Global markets have been savagely mauled but the signs of recovery should be easy to spot. Tower’s Michael Coote goes bear-hunting.

Thursday, December 11th 2008, 1:11PM
The global credit crunch has driven many asset classes into bear markets as confidence has fallen and finance dried up. The latest OECD biannual Economic Outlook (No. 84) records what has happened in a series of graphs of price trends for key assets:
  • Residential property entered its bear market (as measured by inflation-adjusted prices) starting in the United States during the fourth quarter of 2005. This spreading bear market hit other countries, with New Zealand’s beginning in the fourth quarter of 2006.
  • Fixed interest bills and bonds of non-government issuers commenced their bear market in the first quarter of 2007 before the sub-prime mortgage market scare broke out mid-year.
  • Commodities toppled into a bear market from the first quarter of 2008.
  • Equities weakened from the first quarter of 2008 and fell into bear markets in the second or third quarters following (Japan’s was already in a bear market from the first quarter).

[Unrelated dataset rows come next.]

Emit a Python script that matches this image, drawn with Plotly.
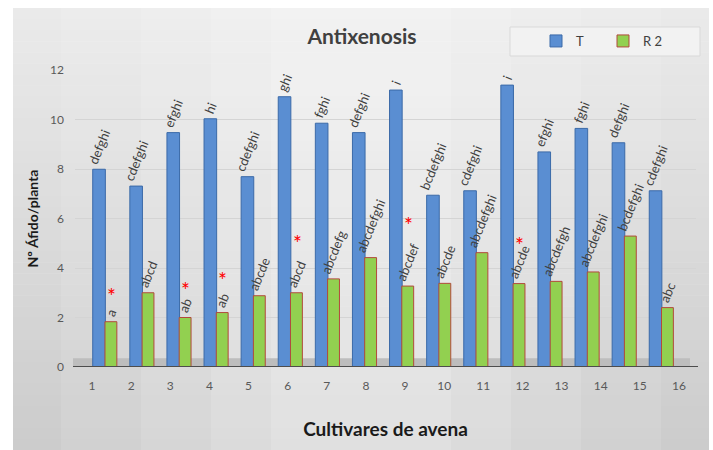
import plotly.graph_objects as go

cultivars = list(range(1, 17))
tick_labels = [str(c) for c in cultivars]
t_values = [7.99, 7.31, 9.47, 10.03, 7.69, 10.92, 9.85, 9.47, 11.19, 6.94, 7.12, 11.39, 8.69, 9.64, 9.06, 7.12]
r2_values = [1.83, 3.0, 2.0, 2.2, 2.88, 3.0, 3.56, 4.42, 3.27, 3.38, 4.62, 3.37, 3.46, 3.84, 5.29, 2.4]
t_letters = ["defghi", "cdefghi", "efghi", "hi", "cdefghi", "ghi", "fghi", "defghi", "i",
             "bcdefghi", "cdefghi", "i", "efghi", "fghi", "defghi", "cdefghi"]
r2_letters = ["a", "abcd", "ab", "ab", "abcde", "abcd", "abcdefg", "abcdefghi", "abcdef",
              "abcde", "abcdefghi", "abcde", "abcdefgh", "abcdefghi", "bcdefghi", "abc"]
star_cultivars = [1, 3, 4, 6, 9, 12]
star_heights = [3.19, 3.43, 3.8, 5.33, 6.06, 5.25]

FONT = "Lato"
L, R, T, B = 75, 17, 70, 83
W, H = 713, 450
pw = W - L - R
ph = H - T - B

def px_to_paper_x(px):
    return (px - L) / pw

def px_to_paper_y(py):
    return (H - B - py) / ph

fig = go.Figure()

fig.add_trace(go.Bar(
    x=cultivars, y=t_values, name="T",
    offset=-0.33, width=0.34,
    marker=dict(color="#5a8ed2", line=dict(color="#3b6aa8", width=1)),
    text=t_letters, textposition="outside", textangle=-68,
    constraintext="none", cliponaxis=False,
    textfont=dict(family=FONT, size=13, color="#404040"),
    hoverinfo="skip",
))
fig.add_trace(go.Bar(
    x=cultivars, y=r2_values, name="R 2",
    offset=0.0, width=0.32,
    marker=dict(color="#92d050", line=dict(color="#b24a3c", width=1)),
    text=r2_letters, textposition="outside", textangle=-68,
    constraintext="none", cliponaxis=False,
    textfont=dict(family=FONT, size=13, color="#404040"),
    hoverinfo="skip",
))
# invisible trace to carry the category tick axis
fig.add_trace(go.Scatter(
    x=[cultivars[0], cultivars[-1]], y=[0, 0], xaxis="x2",
    mode="markers", marker=dict(opacity=0), showlegend=False, hoverinfo="skip",
))

annotations = []
for c, h in zip(star_cultivars, star_heights):
    annotations.append(dict(x=c + 0.18, y=h, xref="x", yref="y", text="*",
                            showarrow=False, yshift=-7,
                            font=dict(family=FONT, size=21, color="#ff0000")))

shapes = []
# background gradient (vertical bands)
x0p, x1p = px_to_paper_x(13), px_to_paper_x(709)
top_px, bot_px = 8, 450
n = 40
c_top = (234, 234, 234)
c_bot = (204, 204, 204)
for i in range(n):
    f = i / (n - 1)
    col = tuple(int(round(c_top[k] + (c_bot[k] - c_top[k]) * f)) for k in range(3))
    ya = top_px + (bot_px - top_px) * i / n
    yb = top_px + (bot_px - top_px) * (i + 1) / n + 0.5
    shapes.append(dict(type="rect", xref="paper", yref="paper",
                       x0=x0p, x1=x1p, y0=px_to_paper_y(yb), y1=px_to_paper_y(ya),
                       fillcolor="rgb(%d,%d,%d)" % col, line=dict(width=0), layer="below"))
# lighter centre glow
for w, op in [(300, 0.10), (220, 0.12), (150, 0.14), (90, 0.16)]:
    shapes.append(dict(type="rect", xref="paper", yref="paper",
                       x0=px_to_paper_x(361 - w), x1=px_to_paper_x(361 + w),
                       y0=px_to_paper_y(450), y1=px_to_paper_y(8),
                       fillcolor="white", opacity=op, line=dict(width=0), layer="below"))
# floor
shapes.append(dict(type="rect", xref="paper", yref="y",
                   x0=px_to_paper_x(73), x1=px_to_paper_x(690), y0=0, y1=0.35,
                   fillcolor="#bdbdbd", line=dict(width=0), layer="below"))
# axis base line
shapes.append(dict(type="line", xref="paper", yref="y",
                   x0=px_to_paper_x(73), x1=px_to_paper_x(698), y0=0, y1=0,
                   line=dict(color="#4d4d4d", width=2)))
# legend box
shapes.append(dict(type="rect", xref="paper", yref="paper",
                   x0=px_to_paper_x(510), x1=px_to_paper_x(700),
                   y0=px_to_paper_y(56), y1=px_to_paper_y(27),
                   fillcolor="#f2f2f2", line=dict(color="#d9d9d9", width=1), layer="below"))

fig.update_layout(
    width=W, height=H,
    margin=dict(l=L, r=R, t=T, b=B, autoexpand=False),
    paper_bgcolor="white", plot_bgcolor="rgba(0,0,0,0)",
    barmode="overlay",
    font=dict(family=FONT, color="#595959"),
    title=dict(text="<b>Antixenosis</b>", x=px_to_paper_x(362), xref="paper", xanchor="center",
               y=1 - 37 / H, yanchor="middle",
               font=dict(family=FONT, size=21, color="#404040")),
    showlegend=True,
    legend=dict(orientation="h", x=px_to_paper_x(536), y=px_to_paper_y(41),
                xanchor="left", yanchor="middle", bgcolor="rgba(0,0,0,0)",
                font=dict(family=FONT, size=13, color="#404040"),
                entrywidth=22, entrywidthmode="pixels", traceorder="normal"),
    xaxis=dict(range=[0.192, 16.93], showticklabels=False, showgrid=False,
               zeroline=False, showline=False, ticks=""),
    xaxis2=dict(overlaying="x", anchor="y", side="bottom",
                range=[0.5655, 16.436], tickmode="array", tickvals=cultivars,
                ticktext=tick_labels, showgrid=False, zeroline=False, showline=False,
                ticks="", ticklabelstandoff=10,
                tickfont=dict(family=FONT, size=12, color="#595959"),
                title=dict(text="<b>Cultivares de avena</b>", standoff=30,
                           font=dict(family=FONT, size=19, color="#1a1a1a"))),
    yaxis=dict(range=[0, 12], dtick=2, showgrid=True, gridcolor="#d4d4d4", gridwidth=1,
               zeroline=False, showline=False, ticks="", ticklabelstandoff=10,
               tickfont=dict(family=FONT, size=12, color="#595959"),
               title=dict(text="<b>Nº Áfido/planta</b>", standoff=8,
                          font=dict(family=FONT, size=14, color="#1a1a1a"))),
    shapes=shapes,
    annotations=annotations,
)

fig.write_html("out.html", config={"displayModeBar": False},
               post_script="document.body.style.margin='0';")
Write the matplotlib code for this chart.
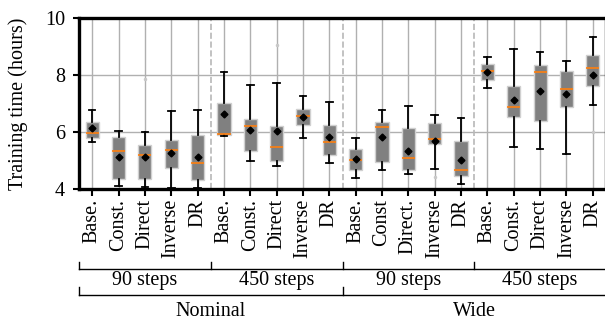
import matplotlib
matplotlib.use("Agg")
import matplotlib.pyplot as plt
import matplotlib.transforms as mtransforms

plt.rcParams['font.family'] = ['Liberation Serif', 'DejaVu Serif']

# per-box summary stats (hours)
methods = ["Base.", "Const.", "Direct", "Inverse", "DR",
           "Base.", "Const.", "Direct", "Inverse", "DR",
           "Base.", "Const", "Direct.", "Inverse", "DR",
           "Base.", "Const.", "Direct", "Inverse", "DR"]
steps = ["90 steps", "450 steps", "90 steps", "450 steps"]
ranges = ["Nominal", "Wide"]

whislo = [5.64, 4.10, 4.06, 4.05, 4.05, 5.86, 4.98, 4.81, 5.80, 4.91,
          4.37, 4.68, 4.51, 4.71, 4.16, 7.56, 5.49, 5.42, 5.24, 6.94]
q1 = [5.79, 4.35, 4.34, 4.73, 4.30, 5.88, 5.35, 5.00, 6.25, 5.18,
      4.68, 4.94, 4.67, 5.57, 4.47, 7.82, 6.54, 6.37, 6.87, 7.61]
med = [5.95, 5.32, 5.20, 5.36, 4.90, 5.92, 6.20, 5.47, 6.56, 5.64,
       5.02, 6.16, 5.08, 5.74, 4.65, 8.13, 6.88, 8.09, 7.50, 8.23]
q3 = [6.36, 5.84, 5.54, 5.72, 5.91, 7.03, 6.46, 6.20, 6.80, 6.23,
      5.42, 6.34, 6.13, 6.32, 5.68, 8.39, 7.60, 8.35, 8.14, 8.71]
whishi = [6.76, 6.05, 6.01, 6.74, 6.77, 8.11, 7.66, 7.72, 7.26, 7.06,
          5.80, 6.77, 6.90, 6.61, 6.50, 8.62, 8.91, 8.81, 8.49, 9.33]
means = [6.13, 5.11, 5.13, 5.25, 5.11, 6.63, 6.07, 6.04, 6.51, 5.82,
         5.06, 5.84, 5.35, 5.70, 5.03, 8.11, 7.11, 7.43, 7.32, 8.01]
fliers = [[], [], [7.86], [], [], [], [], [9.06], [], [],
          [], [], [], [4.42], [], [], [], [], [], [6.00]]

stats = []
for i in range(len(methods)):
    stats.append(dict(whislo=whislo[i], q1=q1[i], med=med[i], q3=q3[i],
                      whishi=whishi[i], mean=means[i], fliers=fliers[i]))

fs = 14.5
fig = plt.figure(figsize=(6.05, 3.22), dpi=100)
ax = fig.add_axes([79 / 605, 1 - 189 / 322, 527 / 605, 171 / 322])

pos = list(range(len(methods)))
ax.bxp(stats, positions=pos, widths=0.5, patch_artist=True, showmeans=True,
       boxprops=dict(facecolor="#808080", edgecolor="#d0d0d0", linewidth=1),
       medianprops=dict(color="#ff7f0e", linewidth=1.2),
       whiskerprops=dict(color="black", linewidth=1.3),
       capprops=dict(color="black", linewidth=1.3),
       meanprops=dict(marker="D", markerfacecolor="black",
                      markeredgecolor="black", markersize=3.5),
       flierprops=dict(marker="o", markerfacecolor="#c8c8c8",
                       markeredgecolor="none", markersize=2.5))

for xs in [4.5, 9.5, 14.5]:
    ax.axvline(xs, color="#b8b8b8", linestyle="--", linewidth=1.2, zorder=1)

ax.set_xlim(-0.5, 19.5)
ax.set_ylim(4, 10)
ax.set_yticks([4, 6, 8, 10])
ax.set_xticks(pos)
ax.set_xticklabels(methods, rotation=90, fontsize=fs)
ax.tick_params(axis="y", labelsize=fs, width=1.5, length=4, pad=6)
ax.tick_params(axis="x", width=1.5, length=5, pad=2)
ax.grid(True, color="#b0b0b0", linewidth=1)
ax.set_axisbelow(True)
for s in ax.spines.values():
    s.set_linewidth(2.4)
ax.set_ylabel("Training time (hours)", fontsize=fs, labelpad=12)

# grouping brackets below the tick labels
tr = mtransforms.blended_transform_factory(ax.transData, fig.transFigure)
y1, y1t = 1 - 269 / 322, 1 - 262 / 322
y2, y2t = 1 - 295 / 322, 1 - 287 / 322
ax.plot([-0.5, 19.5], [y1, y1], color="black", lw=1, transform=tr, clip_on=False)
for b in [-0.5, 4.5, 9.5, 14.5, 19.5]:
    ax.plot([b, b], [y1, y1t], color="black", lw=1, transform=tr, clip_on=False)
for k, lab in enumerate(steps):
    ax.text(2 + 5 * k, 1 - 281 / 322, lab, transform=tr, ha="center",
            va="center", fontsize=fs)
ax.plot([-0.5, 19.5], [y2, y2], color="black", lw=1, transform=tr, clip_on=False)
for b in [-0.5, 9.5, 19.5]:
    ax.plot([b, b], [y2, y2t], color="black", lw=1, transform=tr, clip_on=False)
for k, lab in enumerate(ranges):
    ax.text(4.5 + 10 * k, 1 - 312 / 322, lab, transform=tr, ha="center",
            va="center", fontsize=fs)

fig.savefig("out.png", dpi=100)
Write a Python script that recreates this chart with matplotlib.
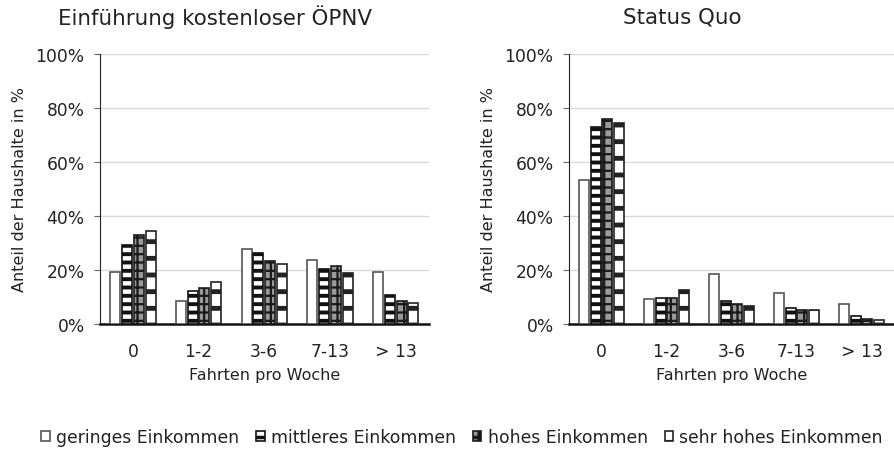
import matplotlib
matplotlib.use("Agg")
from matplotlib import pyplot as plt
import numpy as np

plt.rcParams['font.family'] = ['DejaVu Sans']
plt.rcParams['hatch.linewidth'] = 2.5

kategorien = ['0', '1-2', '3-6', '7-13', '> 13']
gruppen = ['geringes Einkommen', 'mittleres Einkommen', 'hohes Einkommen', 'sehr hohes Einkommen']

# Einführung kostenloser ÖPNV (Anteil in %)
kostenlos_gering = [19.4, 8.6, 27.9, 23.7, 19.4]
kostenlos_mittel = [29.1, 12.3, 26.4, 20.5, 10.9]
kostenlos_hoch = [33.0, 13.4, 23.2, 21.4, 8.4]
kostenlos_sehrhoch = [34.3, 15.7, 22.3, 19.0, 7.8]

# Status Quo (Anteil in %)
quo_gering = [53.3, 9.2, 18.4, 11.4, 7.5]
quo_mittel = [72.9, 9.5, 8.4, 6.1, 3.1]
quo_hoch = [76.0, 9.7, 7.3, 5.1, 1.9]
quo_sehrhoch = [74.6, 12.5, 6.5, 5.1, 1.4]

# Stil je Einkommensgruppe: (facecolor, edgecolor, hatch, hatch-Linienbreite)
stile = [('white', '#555555', None, 1.0),
         ('white', '#111111', '--', 2.8),
         ('#9a9a9a', '#1a1a1a', '++', 1.6),
         ('white', '#222222', '-', 3.5)]

fig = plt.figure(figsize=(8.94, 4.52), dpi=100)
ax1 = fig.add_axes([100 / 894, 127 / 452, 328.5 / 894, 270 / 452])
ax2 = fig.add_axes([569 / 894, 127 / 452, 325 / 894, 270 / 452])

breite = 0.152
schritt = 0.18
x = np.arange(len(kategorien))


def zeichne(ax, reihen):
    bars = []
    for i, werte in enumerate(reihen):
        fc, ec, h, hlw = stile[i]
        b = ax.bar(x + (i - 1.5) * schritt, np.array(werte) / 100, breite,
                   facecolor=fc, edgecolor=ec, hatch=h, linewidth=1.2,
                   label=gruppen[i], zorder=3)
        for p in b:
            if hasattr(p, 'set_hatch_linewidth'):
                p.set_hatch_linewidth(hlw)
        bars.append(b)
    ax.set_xlim(-0.5, len(kategorien) - 0.5)
    ax.set_ylim(0, 1.0)
    ax.set_yticks(np.linspace(0, 1, 6))
    ax.set_yticklabels([f'{int(v)}%' for v in np.linspace(0, 100, 6)])
    ax.set_xticks(x)
    ax.set_xticklabels(kategorien)
    ax.grid(axis='y', color='#d9d9d9', linewidth=1, zorder=0)
    ax.set_axisbelow(True)
    for s in ['top', 'right']:
        ax.spines[s].set_visible(False)
    ax.spines['left'].set_color('#222222')
    ax.spines['bottom'].set_color('#111111')
    ax.spines['bottom'].set_linewidth(1.8)
    ax.tick_params(axis='y', length=4, color='#666666', pad=7, labelsize=12.3, labelcolor='#222222')
    ax.tick_params(axis='x', length=0, pad=13, labelsize=12.3, labelcolor='#222222')
    ax.set_xlabel('Fahrten pro Woche', fontsize=11.5, color='#222222', labelpad=5)
    ax.set_ylabel('Anteil der Haushalte in %', fontsize=11.5, color='#222222', labelpad=6)
    return bars


bars = zeichne(ax1, [kostenlos_gering, kostenlos_mittel, kostenlos_hoch, kostenlos_sehrhoch])
zeichne(ax2, [quo_gering, quo_mittel, quo_hoch, quo_sehrhoch])

fig.text(215 / 894, 1 - 17 / 452, 'Einführung kostenloser ÖPNV', ha='center', va='center',
         fontsize=15.4, color='#222222')
fig.text(682 / 894, 1 - 17 / 452, 'Status Quo', ha='center', va='center',
         fontsize=15.4, color='#222222')

fig.legend(handles=bars, labels=gruppen, loc='center', bbox_to_anchor=(462 / 894, 1 - 438 / 452),
           ncol=4, frameon=False, fontsize=12.4, handlelength=0.5, handleheight=0.5,
           handletextpad=0.35, columnspacing=1.0, labelcolor='#222222')

fig.savefig('out.png', dpi=100)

All up, 2008 will be remembered as an annus horribilis for investment markets. Price trends for many different asset classes dropped together in a rare example of cross-market correlation convergence.

The convergence effect on modern portfolio theory (MPT) investment portfolios over 2008 has produced an unusually high proportion of assets showing negative returns, an atypical result for diversification strategies built upon low, no, or negative investment correlations.

Correlation convergence can be expected to reverse itself as various asset classes “unbundle” at different times from the common downtrend. Unbundling will arise as governments worldwide implement low policy interest rates, financial system remedies, tax cuts, fiscal expansion and regulatory reforms to restore confidence to markets and ease recessionary conditions in 2009.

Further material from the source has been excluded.